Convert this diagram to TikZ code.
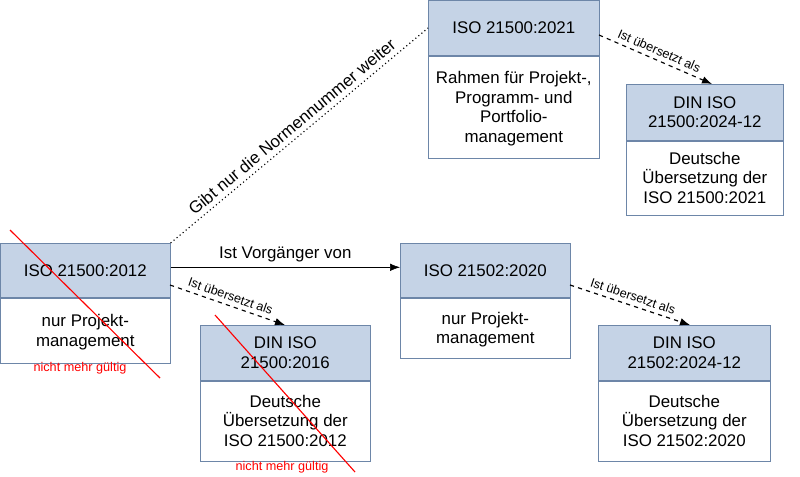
\documentclass[tikz,border=0pt]{standalone}
\usepackage{fontspec}
\setmainfont{Liberation Sans}
\usetikzlibrary{positioning,arrows.meta}
\definecolor{headblue}{HTML}{C5D3E6}
\definecolor{edgeblue}{HTML}{6D86A8}
\tikzset{
  head/.style={draw=edgeblue,fill=headblue,anchor=north west,minimum height=1.375cm,inner sep=2pt,font=\large,align=center},
  body/.style={draw=edgeblue,fill=white,anchor=north,inner sep=2pt,font=\large,align=center,text depth=0pt},
  tr/.style={-{Latex[length=2.5mm]},dashed,thick},
  small/.style={font=\small,sloped,above,pos=0.5,inner sep=3pt}
}
\begin{document}
\begin{tikzpicture}[x=0.025cm,y=-0.025cm]
\useasboundingbox (0,0) rectangle (800,476);
% Kopf und Text jeder Norm
\node[head,minimum width=4.275cm] (iso21) at (428,0) {ISO 21500:2021};
\node[body,minimum width=4.275cm,minimum height=2.55cm,below=0pt of iso21] (iso21t) {Rahmen f\"ur Projekt-,\\Programm- und\\Portfolio-\\management};
\node[head,minimum width=3.925cm,minimum height=1.4cm] (din24a) at (626,84) {DIN ISO\\21500:2024-12};
\node[body,minimum width=3.925cm,minimum height=1.85cm,below=0pt of din24a] (din24at) {Deutsche\\\"Ubersetzung der\\ISO 21500:2021};
\node[head,minimum width=4.25cm,minimum height=1.35cm] (iso12) at (0,243) {ISO 21500:2012};
\node[body,minimum width=4.25cm,minimum height=1.625cm,below=0pt of iso12] (iso12t) {nur Projekt-\\management};
\node[head,minimum width=4.25cm,minimum height=1.35cm] (iso20) at (400,243) {ISO 21502:2020};
\node[body,minimum width=4.25cm,minimum height=1.5cm,below=0pt of iso20] (iso20t) {nur Projekt-\\management};
\node[head,minimum width=4.25cm,minimum height=1.375cm] (din16) at (200,325) {DIN ISO\\21500:2016};
\node[body,minimum width=4.25cm,minimum height=2cm,below=0pt of din16] (din16t) {Deutsche\\\"Ubersetzung der\\ISO 21500:2012};
\node[head,minimum width=4.3cm,minimum height=1.375cm] (din24b) at (598,325) {DIN ISO\\21502:2024-12};
\node[body,minimum width=4.3cm,minimum height=2cm,below=0pt of din24b] (din24bt) {Deutsche\\\"Ubersetzung der\\ISO 21502:2020};
% ungueltig
\node[red,font=\small] (old12) at (80,368) {nicht mehr g\"ultig};
\node[red,font=\small] (old16) at (282,467) {nicht mehr g\"ultig};
\draw[red,thick] (10,230) -- (160,378);
\draw[red,thick] (215,315) -- (355,472);
% Beziehungen
\draw[dotted,thick] (iso12.north east) to node[sloped,above,font=\large] {Gibt nur die Normennummer weiter} (iso21.west |- 0,28);
\draw[-{Latex[length=2.5mm]}] (iso12.east) ++(0,-3) coordinate (a) -- (a -| iso20.west) node[midway,above,font=\large] {Ist Vorg\"anger von};
\draw[tr] (170,285) to node[small] {Ist \"ubersetzt als} (din16.north -| 285,0);
\draw[tr] (570,285) to node[small] {Ist \"ubersetzt als} (din24b.north -| 690,0);
\draw[tr] (599,35) to node[small] {Ist \"ubersetzt als} (din24a.north -| 712,0);
\end{tikzpicture}
\end{document}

───

Prompt — Reproduce each line exactly as it appears, omitting the pictures.

Task answer —
Convert this diagram to TikZ code.
\documentclass[tikz,border=0pt]{standalone}
\usepackage{fontspec}
\setmainfont{Liberation Sans}
\usetikzlibrary{positioning,arrows.meta}
\definecolor{headblue}{HTML}{C5D3E6}
\definecolor{edgeblue}{HTML}{6D86A8}
\tikzset{
  head/.style={draw=edgeblue,fill=headblue,anchor=north west,minimum height=1.375cm,inner sep=2pt,font=\large,align=center},
  body/.style={draw=edgeblue,fill=white,anchor=north,inner sep=2pt,font=\large,align=center,text depth=0pt},
  tr/.style={-{Latex[length=2.5mm]},dashed,thick},
  small/.style={font=\small,sloped,above,pos=0.5,inner sep=3pt}
}
\begin{document}
\begin{tikzpicture}[x=0.025cm,y=-0.025cm]
\useasboundingbox (0,0) rectangle (800,476);
% Kopf und Text jeder Norm
\node[head,minimum width=4.275cm] (iso21) at (428,0) {ISO 21500:2021};
\node[body,minimum width=4.275cm,minimum height=2.55cm,below=0pt of iso21] (iso21t) {Rahmen f\"ur Projekt-,\\Programm- und\\Portfolio-\\management};
\node[head,minimum width=3.925cm,minimum height=1.4cm] (din24a) at (626,84) {DIN ISO\\21500:2024-12};
\node[body,minimum width=3.925cm,minimum height=1.85cm,below=0pt of din24a] (din24at) {Deutsche\\\"Ubersetzung der\\ISO 21500:2021};
\node[head,minimum width=4.25cm,minimum height=1.35cm] (iso12) at (0,243) {ISO 21500:2012};
\node[body,minimum width=4.25cm,minimum height=1.625cm,below=0pt of iso12] (iso12t) {nur Projekt-\\management};
\node[head,minimum width=4.25cm,minimum height=1.35cm] (iso20) at (400,243) {ISO 21502:2020};
\node[body,minimum width=4.25cm,minimum height=1.5cm,below=0pt of iso20] (iso20t) {nur Projekt-\\management};
\node[head,minimum width=4.25cm,minimum height=1.375cm] (din16) at (200,325) {DIN ISO\\21500:2016};
\node[body,minimum width=4.25cm,minimum height=2cm,below=0pt of din16] (din16t) {Deutsche\\\"Ubersetzung der\\ISO 21500:2012};
\node[head,minimum width=4.3cm,minimum height=1.375cm] (din24b) at (598,325) {DIN ISO\\21502:2024-12};
\node[body,minimum width=4.3cm,minimum height=2cm,below=0pt of din24b] (din24bt) {Deutsche\\\"Ubersetzung der\\ISO 21502:2020};
% ungueltig
\node[red,font=\small] (old12) at (80,368) {nicht mehr g\"ultig};
\node[red,font=\small] (old16) at (282,467) {nicht mehr g\"ultig};
\draw[red,thick] (10,230) -- (160,378);
\draw[red,thick] (215,315) -- (355,472);
% Beziehungen
\draw[dotted,thick] (iso12.north east) to node[sloped,above,font=\large] {Gibt nur die Normennummer weiter} (iso21.west |- 0,28);
\draw[-{Latex[length=2.5mm]}] (iso12.east) ++(0,-3) coordinate (a) -- (a -| iso20.west) node[midway,above,font=\large] {Ist Vorg\"anger von};
\draw[tr] (170,285) to node[small] {Ist \"ubersetzt als} (din16.north -| 285,0);
\draw[tr] (570,285) to node[small] {Ist \"ubersetzt als} (din24b.north -| 690,0);
\draw[tr] (599,35) to node[small] {Ist \"ubersetzt als} (din24a.north -| 712,0);
\end{tikzpicture}
\end{document}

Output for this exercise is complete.